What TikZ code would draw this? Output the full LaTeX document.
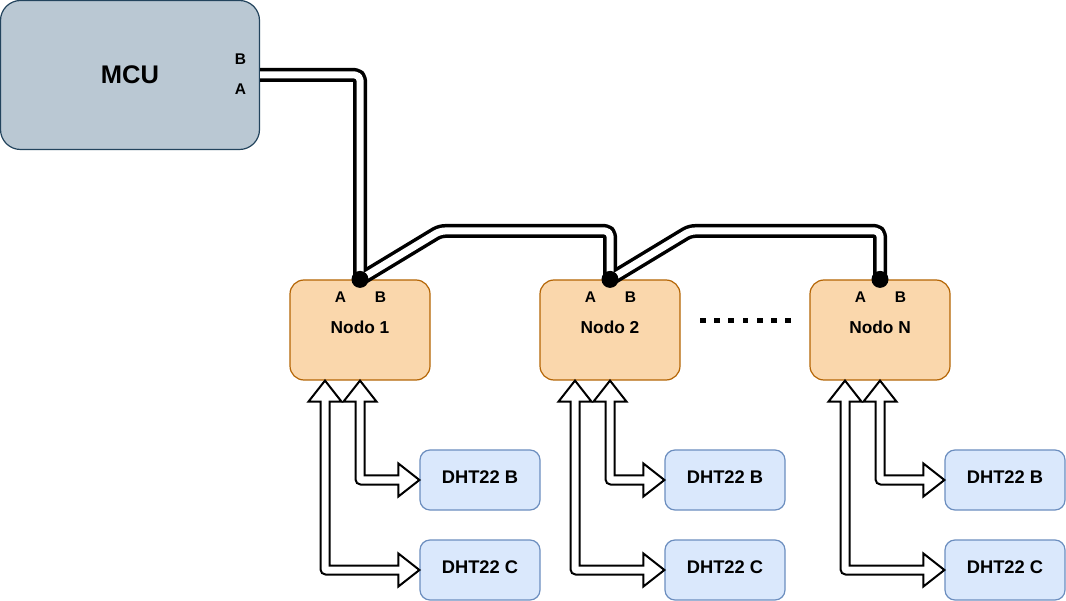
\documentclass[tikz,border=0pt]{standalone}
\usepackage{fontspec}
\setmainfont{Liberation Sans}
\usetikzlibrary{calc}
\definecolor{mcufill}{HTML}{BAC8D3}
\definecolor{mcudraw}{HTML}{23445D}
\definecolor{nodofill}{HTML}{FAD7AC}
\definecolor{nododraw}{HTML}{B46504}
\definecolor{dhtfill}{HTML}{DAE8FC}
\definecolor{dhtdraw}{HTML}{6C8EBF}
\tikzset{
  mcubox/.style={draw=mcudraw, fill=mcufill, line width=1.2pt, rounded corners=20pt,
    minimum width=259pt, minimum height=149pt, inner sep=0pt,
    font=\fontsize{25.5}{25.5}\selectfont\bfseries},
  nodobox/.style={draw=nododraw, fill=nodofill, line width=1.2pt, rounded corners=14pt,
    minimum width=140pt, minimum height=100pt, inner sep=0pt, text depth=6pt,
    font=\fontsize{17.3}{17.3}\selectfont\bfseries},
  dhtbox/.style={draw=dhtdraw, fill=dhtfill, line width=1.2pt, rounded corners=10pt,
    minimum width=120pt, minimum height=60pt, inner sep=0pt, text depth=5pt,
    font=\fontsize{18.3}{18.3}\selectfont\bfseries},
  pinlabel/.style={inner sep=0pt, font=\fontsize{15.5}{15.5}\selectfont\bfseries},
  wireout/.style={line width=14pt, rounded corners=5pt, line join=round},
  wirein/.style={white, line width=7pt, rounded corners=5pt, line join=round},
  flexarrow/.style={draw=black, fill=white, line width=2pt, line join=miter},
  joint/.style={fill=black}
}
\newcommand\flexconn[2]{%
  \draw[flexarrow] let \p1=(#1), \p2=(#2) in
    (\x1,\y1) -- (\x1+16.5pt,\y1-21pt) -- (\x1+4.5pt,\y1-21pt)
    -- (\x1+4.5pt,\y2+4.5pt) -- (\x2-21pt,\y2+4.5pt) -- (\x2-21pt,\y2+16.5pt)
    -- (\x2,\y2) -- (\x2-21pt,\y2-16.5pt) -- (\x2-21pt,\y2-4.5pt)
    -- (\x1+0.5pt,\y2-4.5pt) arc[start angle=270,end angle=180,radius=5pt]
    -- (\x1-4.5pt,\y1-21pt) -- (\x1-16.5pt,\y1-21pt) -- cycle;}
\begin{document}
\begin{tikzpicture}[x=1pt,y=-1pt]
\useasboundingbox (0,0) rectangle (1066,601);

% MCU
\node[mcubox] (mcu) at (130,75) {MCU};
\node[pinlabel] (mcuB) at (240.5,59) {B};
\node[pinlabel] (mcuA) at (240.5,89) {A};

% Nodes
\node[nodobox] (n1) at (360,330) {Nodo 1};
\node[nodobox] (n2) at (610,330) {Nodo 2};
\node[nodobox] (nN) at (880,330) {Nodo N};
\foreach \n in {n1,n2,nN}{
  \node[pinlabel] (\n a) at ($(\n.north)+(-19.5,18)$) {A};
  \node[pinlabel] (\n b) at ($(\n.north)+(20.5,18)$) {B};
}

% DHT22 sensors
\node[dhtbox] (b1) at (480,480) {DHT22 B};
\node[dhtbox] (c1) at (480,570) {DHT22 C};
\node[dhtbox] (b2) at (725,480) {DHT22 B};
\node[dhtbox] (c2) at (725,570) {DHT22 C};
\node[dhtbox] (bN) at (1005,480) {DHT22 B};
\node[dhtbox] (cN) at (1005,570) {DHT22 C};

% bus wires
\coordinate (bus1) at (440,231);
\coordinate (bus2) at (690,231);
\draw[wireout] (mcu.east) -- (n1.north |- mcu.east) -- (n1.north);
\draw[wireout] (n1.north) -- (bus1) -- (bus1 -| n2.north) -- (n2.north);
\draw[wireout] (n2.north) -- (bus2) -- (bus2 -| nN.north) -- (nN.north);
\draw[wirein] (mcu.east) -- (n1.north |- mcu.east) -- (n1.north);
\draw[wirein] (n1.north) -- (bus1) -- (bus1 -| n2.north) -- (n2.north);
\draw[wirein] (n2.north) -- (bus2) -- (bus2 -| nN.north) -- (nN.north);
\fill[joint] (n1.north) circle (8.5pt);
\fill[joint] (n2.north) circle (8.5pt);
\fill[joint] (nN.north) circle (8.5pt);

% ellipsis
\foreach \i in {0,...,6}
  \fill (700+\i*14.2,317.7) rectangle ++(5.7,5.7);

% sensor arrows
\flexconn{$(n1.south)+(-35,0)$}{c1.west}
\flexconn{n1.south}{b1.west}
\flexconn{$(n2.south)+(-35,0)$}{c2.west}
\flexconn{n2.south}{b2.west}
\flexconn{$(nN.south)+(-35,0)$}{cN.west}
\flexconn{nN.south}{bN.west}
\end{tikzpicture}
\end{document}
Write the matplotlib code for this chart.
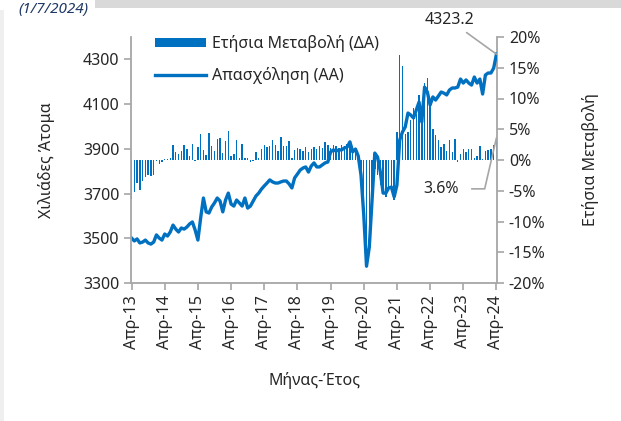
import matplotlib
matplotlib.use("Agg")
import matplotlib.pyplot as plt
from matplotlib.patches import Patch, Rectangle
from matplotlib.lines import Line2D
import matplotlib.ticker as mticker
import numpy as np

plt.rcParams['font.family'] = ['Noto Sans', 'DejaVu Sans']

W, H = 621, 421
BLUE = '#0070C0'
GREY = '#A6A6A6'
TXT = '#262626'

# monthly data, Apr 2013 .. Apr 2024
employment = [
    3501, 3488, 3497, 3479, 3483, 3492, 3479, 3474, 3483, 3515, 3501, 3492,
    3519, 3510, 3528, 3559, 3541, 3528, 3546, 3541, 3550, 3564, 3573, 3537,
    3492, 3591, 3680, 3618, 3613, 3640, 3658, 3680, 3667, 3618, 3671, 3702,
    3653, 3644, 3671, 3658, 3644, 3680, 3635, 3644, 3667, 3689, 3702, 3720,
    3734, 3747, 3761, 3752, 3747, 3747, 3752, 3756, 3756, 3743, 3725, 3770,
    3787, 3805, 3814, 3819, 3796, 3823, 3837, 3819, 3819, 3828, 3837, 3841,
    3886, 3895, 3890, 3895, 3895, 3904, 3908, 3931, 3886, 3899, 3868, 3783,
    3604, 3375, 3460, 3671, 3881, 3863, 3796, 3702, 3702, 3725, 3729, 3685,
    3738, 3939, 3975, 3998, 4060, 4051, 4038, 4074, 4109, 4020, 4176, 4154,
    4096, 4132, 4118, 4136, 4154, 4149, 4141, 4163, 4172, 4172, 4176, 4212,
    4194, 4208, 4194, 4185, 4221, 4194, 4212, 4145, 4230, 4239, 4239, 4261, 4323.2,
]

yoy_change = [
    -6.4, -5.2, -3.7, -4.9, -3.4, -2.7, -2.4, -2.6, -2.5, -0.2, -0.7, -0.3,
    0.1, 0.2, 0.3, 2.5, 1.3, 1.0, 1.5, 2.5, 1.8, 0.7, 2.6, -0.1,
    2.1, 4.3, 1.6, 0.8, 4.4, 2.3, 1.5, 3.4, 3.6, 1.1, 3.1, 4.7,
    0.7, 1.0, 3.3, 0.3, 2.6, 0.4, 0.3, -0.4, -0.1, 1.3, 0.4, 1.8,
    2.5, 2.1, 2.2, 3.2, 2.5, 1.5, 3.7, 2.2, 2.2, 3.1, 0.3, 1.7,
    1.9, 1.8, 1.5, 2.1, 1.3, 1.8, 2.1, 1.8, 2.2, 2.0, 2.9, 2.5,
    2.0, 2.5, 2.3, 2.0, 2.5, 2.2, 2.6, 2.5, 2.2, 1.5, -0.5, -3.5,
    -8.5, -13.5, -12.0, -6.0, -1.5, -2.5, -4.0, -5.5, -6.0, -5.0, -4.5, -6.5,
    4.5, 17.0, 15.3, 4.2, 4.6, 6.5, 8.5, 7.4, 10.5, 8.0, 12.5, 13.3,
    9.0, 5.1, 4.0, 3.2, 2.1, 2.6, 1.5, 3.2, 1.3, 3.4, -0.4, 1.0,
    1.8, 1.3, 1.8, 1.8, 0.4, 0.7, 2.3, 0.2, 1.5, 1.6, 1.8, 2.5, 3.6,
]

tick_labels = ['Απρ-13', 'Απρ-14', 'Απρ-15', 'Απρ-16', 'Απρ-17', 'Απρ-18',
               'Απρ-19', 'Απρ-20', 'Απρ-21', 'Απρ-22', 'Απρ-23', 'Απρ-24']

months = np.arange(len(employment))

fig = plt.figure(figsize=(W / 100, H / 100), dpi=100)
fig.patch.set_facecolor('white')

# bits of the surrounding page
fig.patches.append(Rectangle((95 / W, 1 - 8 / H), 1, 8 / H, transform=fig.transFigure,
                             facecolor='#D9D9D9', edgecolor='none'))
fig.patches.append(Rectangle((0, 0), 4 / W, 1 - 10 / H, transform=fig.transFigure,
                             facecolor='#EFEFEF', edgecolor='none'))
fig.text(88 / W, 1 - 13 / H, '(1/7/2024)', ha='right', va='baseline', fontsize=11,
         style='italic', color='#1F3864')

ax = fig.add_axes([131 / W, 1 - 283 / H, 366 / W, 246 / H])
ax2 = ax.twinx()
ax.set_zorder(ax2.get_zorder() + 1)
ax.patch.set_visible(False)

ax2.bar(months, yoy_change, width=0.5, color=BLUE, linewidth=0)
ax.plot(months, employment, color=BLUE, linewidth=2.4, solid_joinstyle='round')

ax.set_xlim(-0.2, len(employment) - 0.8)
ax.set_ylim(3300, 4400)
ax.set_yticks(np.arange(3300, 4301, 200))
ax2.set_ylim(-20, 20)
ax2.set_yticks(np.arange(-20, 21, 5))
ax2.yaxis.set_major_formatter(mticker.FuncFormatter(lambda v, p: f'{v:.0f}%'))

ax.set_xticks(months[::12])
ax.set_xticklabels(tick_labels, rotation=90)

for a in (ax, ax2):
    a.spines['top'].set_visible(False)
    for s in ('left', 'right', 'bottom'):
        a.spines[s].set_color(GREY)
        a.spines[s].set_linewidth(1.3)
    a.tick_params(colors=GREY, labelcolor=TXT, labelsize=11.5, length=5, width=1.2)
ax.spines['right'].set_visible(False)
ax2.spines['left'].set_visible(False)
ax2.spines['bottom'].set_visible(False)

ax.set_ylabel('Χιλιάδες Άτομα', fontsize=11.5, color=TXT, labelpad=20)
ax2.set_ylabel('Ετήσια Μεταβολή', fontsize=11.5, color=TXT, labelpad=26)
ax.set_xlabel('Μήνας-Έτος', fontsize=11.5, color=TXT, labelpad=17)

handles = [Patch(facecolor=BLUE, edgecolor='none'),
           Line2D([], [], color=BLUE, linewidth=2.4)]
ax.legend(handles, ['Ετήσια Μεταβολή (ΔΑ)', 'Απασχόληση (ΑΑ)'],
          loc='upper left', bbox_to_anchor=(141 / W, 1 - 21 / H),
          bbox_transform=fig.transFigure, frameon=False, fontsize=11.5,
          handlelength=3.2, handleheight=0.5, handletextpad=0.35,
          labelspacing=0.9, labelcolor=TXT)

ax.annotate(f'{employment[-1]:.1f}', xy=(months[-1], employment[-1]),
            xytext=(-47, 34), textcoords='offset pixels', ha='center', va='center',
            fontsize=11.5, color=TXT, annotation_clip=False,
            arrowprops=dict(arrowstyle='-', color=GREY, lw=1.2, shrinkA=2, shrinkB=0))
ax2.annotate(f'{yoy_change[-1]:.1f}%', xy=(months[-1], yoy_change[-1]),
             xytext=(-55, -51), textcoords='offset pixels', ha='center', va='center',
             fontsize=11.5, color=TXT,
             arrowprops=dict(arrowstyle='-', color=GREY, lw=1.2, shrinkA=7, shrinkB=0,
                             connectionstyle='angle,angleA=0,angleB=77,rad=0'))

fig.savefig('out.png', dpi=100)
• • • •
◆ **The exercise**
Among the entries above, take the lines from the one with "Write the matplotlib code for this chart." through the one with "TXT = '#262626'" and retype them exactly, leaving out the pictures.

◆ **Task output**
Write the matplotlib code for this chart.
import matplotlib
matplotlib.use("Agg")
import matplotlib.pyplot as plt
from matplotlib.patches import Patch, Rectangle
from matplotlib.lines import Line2D
import matplotlib.ticker as mticker
import numpy as np

plt.rcParams['font.family'] = ['Noto Sans', 'DejaVu Sans']

W, H = 621, 421
BLUE = '#0070C0'
GREY = '#A6A6A6'
TXT = '#262626'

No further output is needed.